Wyoming doesn’t have a statute of limitations for child sexual abuse crimes, meaning criminal charges can be brought at any time, regardless of how many years may have passed since the alleged crimes. For civil litigation, like the legal case against Hudson, accusers can file a complaint within eight years after a minor turns 18, or within three years after the “discovery” of injury caused by childhood sexual abuse, whichever is later.

While he didn’t speak specifically about his clients, Dallas Laird, one of the plaintiffs’ attorneys, previously told WyoFile that sometimes people “don’t discover what happened to them until they wonder why their life has gone the way it has, and they go to therapy.” 

When contacted Thursday by WyoFile, Laird declined to comment on the defendants’ recent filings.

The lawsuit states that Jacobson and Axlund discovered in March 2024 and Stress discovered in April 2024 that Hudson had allegedly sexually assaulted them. The legal complaint does not provide additional details about those discoveries.

Hudson’s response asserts that the plaintiffs don’t “satisfy the ‘discovery rule’ exception” to Wyoming’s statute of limitations. 

Semerad said in his statement that Hudson “has faith that the truth will reveal he is innocent of the civil charges brought against him.” While the lawsuit has “upended his life and forced him out of the educational career he loved, he is praying for all involved in this matter.”
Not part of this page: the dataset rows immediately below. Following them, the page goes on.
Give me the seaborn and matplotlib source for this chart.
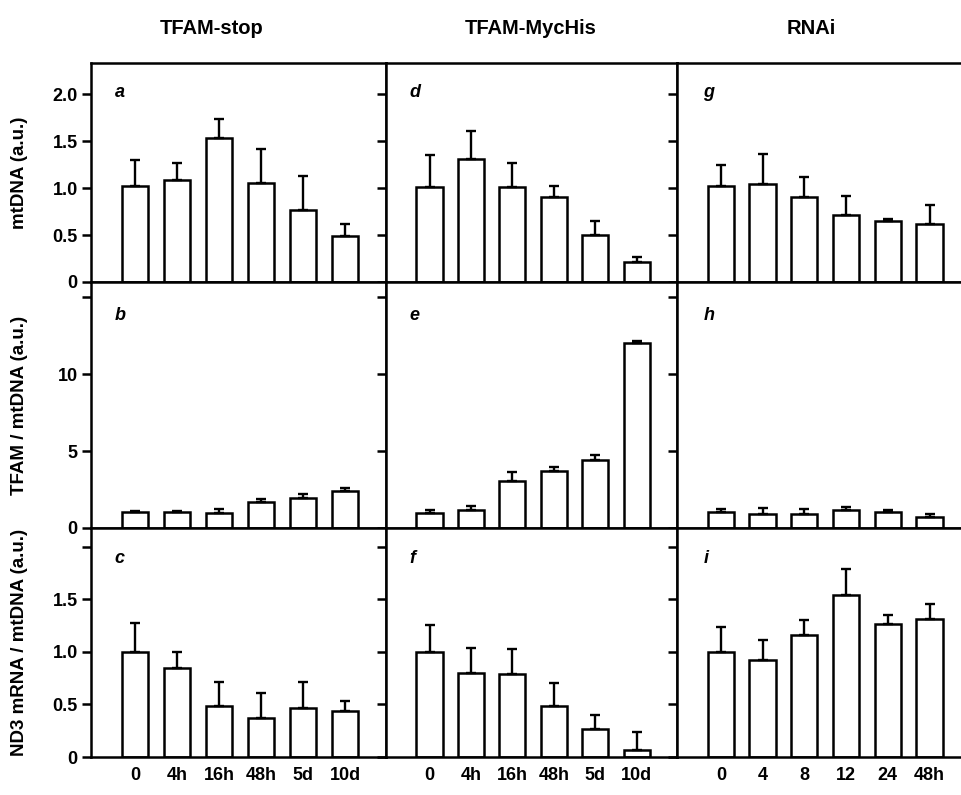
import numpy as np
import pandas as pd
import matplotlib
matplotlib.use("Agg")
import matplotlib.pyplot as plt
import seaborn as sns

# ---------------- data ----------------
column_titles = ["TFAM-stop", "TFAM-MycHis", "RNAi"]
row_labels = ["mtDNA (a.u.)", "TFAM / mtDNA (a.u.)", "ND3 mRNA / mtDNA (a.u.)"]
panel_letters = [["a", "d", "g"], ["b", "e", "h"], ["c", "f", "i"]]

times_tfam = ["0", "4h", "16h", "48h", "5d", "10d"]
times_rnai = ["0", "4", "8", "12", "24", "48h"]

# row 1: mtDNA
mtdna_stop = [1.02, 1.09, 1.53, 1.05, 0.77, 0.49]
mtdna_stop_err = [0.28, 0.18, 0.20, 0.37, 0.36, 0.13]
mtdna_myc = [1.01, 1.31, 1.01, 0.90, 0.50, 0.21]
mtdna_myc_err = [0.34, 0.30, 0.26, 0.12, 0.15, 0.06]
mtdna_rnai = [1.02, 1.04, 0.90, 0.71, 0.65, 0.62]
mtdna_rnai_err = [0.22, 0.32, 0.22, 0.20, 0.02, 0.20]

# row 2: TFAM / mtDNA
tfam_stop = [1.02, 1.02, 0.95, 1.67, 1.95, 2.40]
tfam_stop_err = [0.10, 0.08, 0.26, 0.23, 0.28, 0.22]
tfam_myc = [0.99, 1.17, 3.05, 3.72, 4.42, 12.0]
tfam_myc_err = [0.18, 0.28, 0.59, 0.22, 0.36, 0.18]
tfam_rnai = [1.06, 0.93, 0.91, 1.15, 1.06, 0.69]
tfam_rnai_err = [0.17, 0.35, 0.32, 0.21, 0.13, 0.22]

# row 3: ND3 mRNA / mtDNA
nd3_stop = [1.00, 0.85, 0.49, 0.37, 0.47, 0.44]
nd3_stop_err = [0.28, 0.15, 0.22, 0.24, 0.24, 0.09]
nd3_myc = [1.00, 0.80, 0.79, 0.49, 0.27, 0.07]
nd3_myc_err = [0.26, 0.24, 0.24, 0.21, 0.13, 0.17]
nd3_rnai = [1.00, 0.92, 1.16, 1.54, 1.27, 1.31]
nd3_rnai_err = [0.24, 0.19, 0.14, 0.25, 0.08, 0.15]

# y-axis ticks per row
row_ticks = [[0, 0.5, 1.0, 1.5, 2.0], [0, 5, 10, 15], [0, 0.5, 1.0, 1.5, 2.0]]
row_ticklabels = [["0", "0.5", "1.0", "1.5", "2.0"], ["0", "5", "10", ""],
                  ["0", "0.5", "1.0", "1.5", ""]]
row_ylims = [(0, 2.33), (0, 16.0), (0, 2.18)]

grid_values = [[mtdna_stop, mtdna_myc, mtdna_rnai],
               [tfam_stop, tfam_myc, tfam_rnai],
               [nd3_stop, nd3_myc, nd3_rnai]]
grid_errors = [[mtdna_stop_err, mtdna_myc_err, mtdna_rnai_err],
               [tfam_stop_err, tfam_myc_err, tfam_rnai_err],
               [nd3_stop_err, nd3_myc_err, nd3_rnai_err]]
col_times = [times_tfam, times_tfam, times_rnai]

# ---------------- style ----------------
sns.set_style("ticks")
plt.rcParams["font.family"] = ["Liberation Sans", "DejaVu Sans"]
plt.rcParams["font.weight"] = "bold"
plt.rcParams["text.color"] = "black"
plt.rcParams["axes.labelcolor"] = "black"
plt.rcParams["xtick.color"] = "black"
plt.rcParams["ytick.color"] = "black"
plt.rcParams["axes.edgecolor"] = "black"

W, H = 961, 795
fig = plt.figure(figsize=(W / 100, H / 100), dpi=100)
fig.patch.set_facecolor("white")

col_px = [(91, 295), (386, 291), (677, 293)]
row_px = [(63, 282), (282, 528), (528, 757)]
LW = 1.8

for r in range(3):
    top, bot = row_px[r]
    for c in range(3):
        left, width = col_px[c]
        ax = fig.add_axes([left / W, 1 - bot / H, width / W, (bot - top) / H])
        labels = col_times[c]
        vals = grid_values[r][c]
        errs = grid_errors[r][c]
        df = pd.DataFrame({"time": labels, "value": vals})
        sns.barplot(data=df, x="time", y="value", order=labels, ax=ax,
                    color="white", saturation=1, edgecolor="black",
                    linewidth=LW, width=0.63, errorbar=None, zorder=2)
        ax.errorbar(np.arange(len(vals)), vals,
                    yerr=[np.zeros(len(vals)), errs], fmt="none",
                    ecolor="black", elinewidth=1.7, capsize=3.3,
                    capthick=1.7, zorder=3)
        ax.set_xlim(-1.05, 5.97)
        ax.set_ylim(*row_ylims[r])
        ax.set_yticks(row_ticks[r])
        if c == 0:
            ax.set_yticklabels(row_ticklabels[r], fontsize=13, fontweight="bold")
        else:
            ax.set_yticklabels([])
        ax.tick_params(axis="y", direction="out", length=6.5, width=LW, pad=3,
                       colors="black")
        ax.tick_params(axis="x", length=0, pad=7, colors="black")
        if r == 2:
            ax.set_xticks(range(len(labels)))
            ax.set_xticklabels(labels, fontsize=13, fontweight="bold")
        else:
            ax.set_xticklabels([])
        ax.set_xlabel("")
        ax.set_ylabel("")
        for sp in ax.spines.values():
            sp.set_visible(True)
            sp.set_linewidth(LW)
            sp.set_color("black")
        ax.set_facecolor("white")
        ax.text(0.08 if c < 2 else 0.09, 0.865, panel_letters[r][c],
                transform=ax.transAxes, fontsize=13, fontweight="bold",
                fontstyle="italic", va="center", ha="left", color="black")
    fig.text(20 / W, 1 - ((top + bot) / 2) / H, row_labels[r], rotation=90,
             fontsize=13.5, fontweight="bold", ha="center", va="center",
             color="black")

title_x = [212, 531, 811]
for t, x in zip(column_titles, title_x):
    fig.text(x / W, 1 - 28 / H, t, fontsize=14.5, fontweight="bold",
             ha="center", va="center", color="black")

fig.savefig("out.png", dpi=100, facecolor="white")
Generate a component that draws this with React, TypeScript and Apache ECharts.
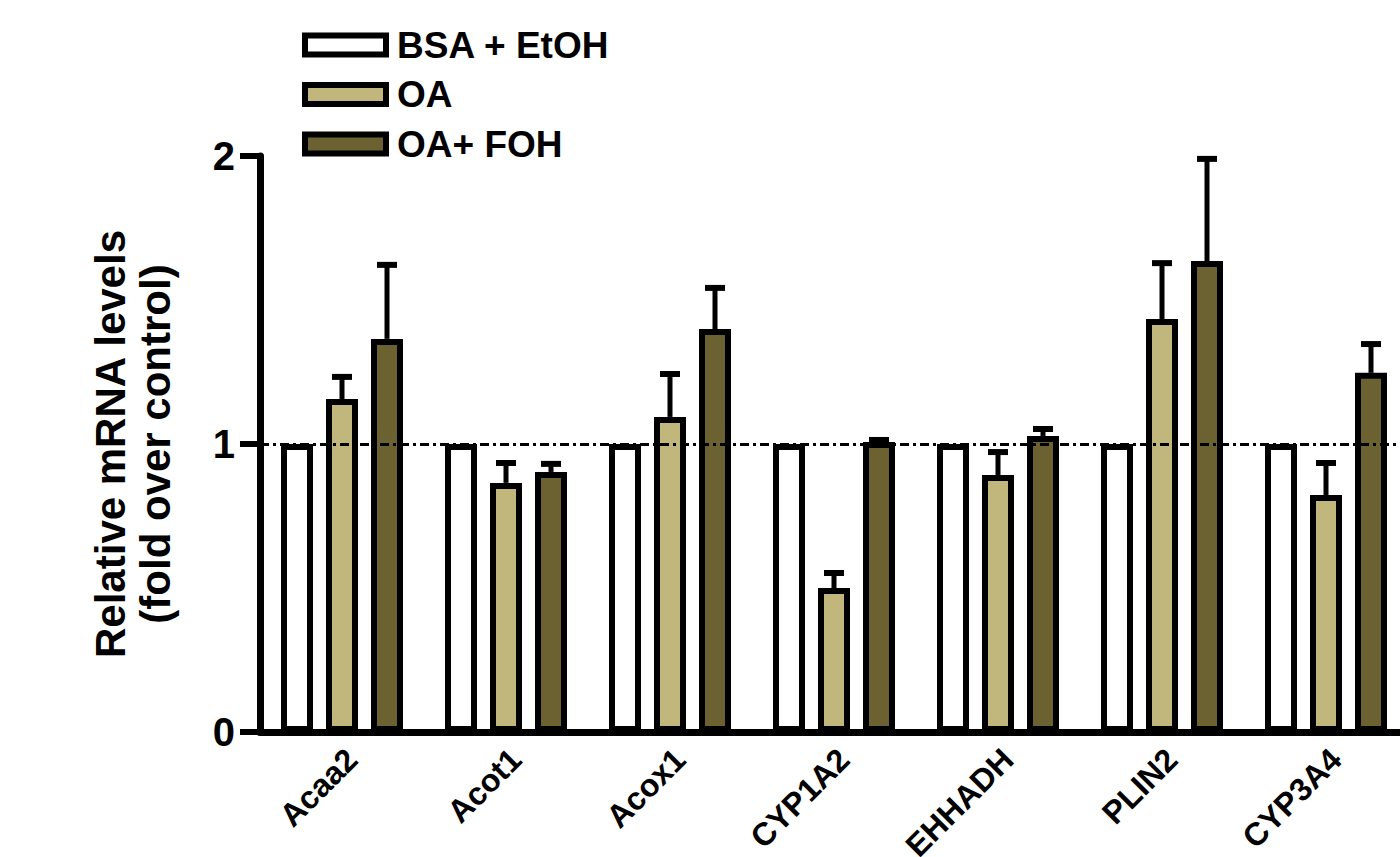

Hudson’s response demands that he be “awarded all legal fees, costs, and expenses incurred” as a result of the lawsuit. It also requests a jury trial. 

Church response

The Diocese of Cheyenne and Our Lady of Fatima Church, which have separate legal representation from Hudson, asked the court in a Wednesday filing to dismiss three of the four claims against them. One of their attorneys, Denver-based lawyer Patrick Hickey, declined Thursday to comment on the recent filings. 

The claims they seek to have dismissed include allegations that the diocese and the church were negligent in their hiring and supervision of Hudson and that they breached their “fiduciary duty” toward the plaintiffs, or their legal obligation to act solely in the plaintiffs’ interest. 

The diocese and the church disputed that such a legal obligation existed. They also point out that the plaintiffs don’t allege Hudson had a prior criminal record, history of abuse allegations or other signs that would have shown the two entities at the time of Hudson’s hire that he was unfit for employment. 

The diocese and church further assert that there’s “no evidence” suggesting they “learned more information after hiring Hudson that created a legal duty of care to terminate his employment in order to protect the public from his purported dangerous propensities.” 

The court will decide whether to grant the defendants’ requests.

Maya Shimizu Harris covers public safety for WyoFile. She was previously a freelance writer and the state politics reporter for the Casper Star-Tribune.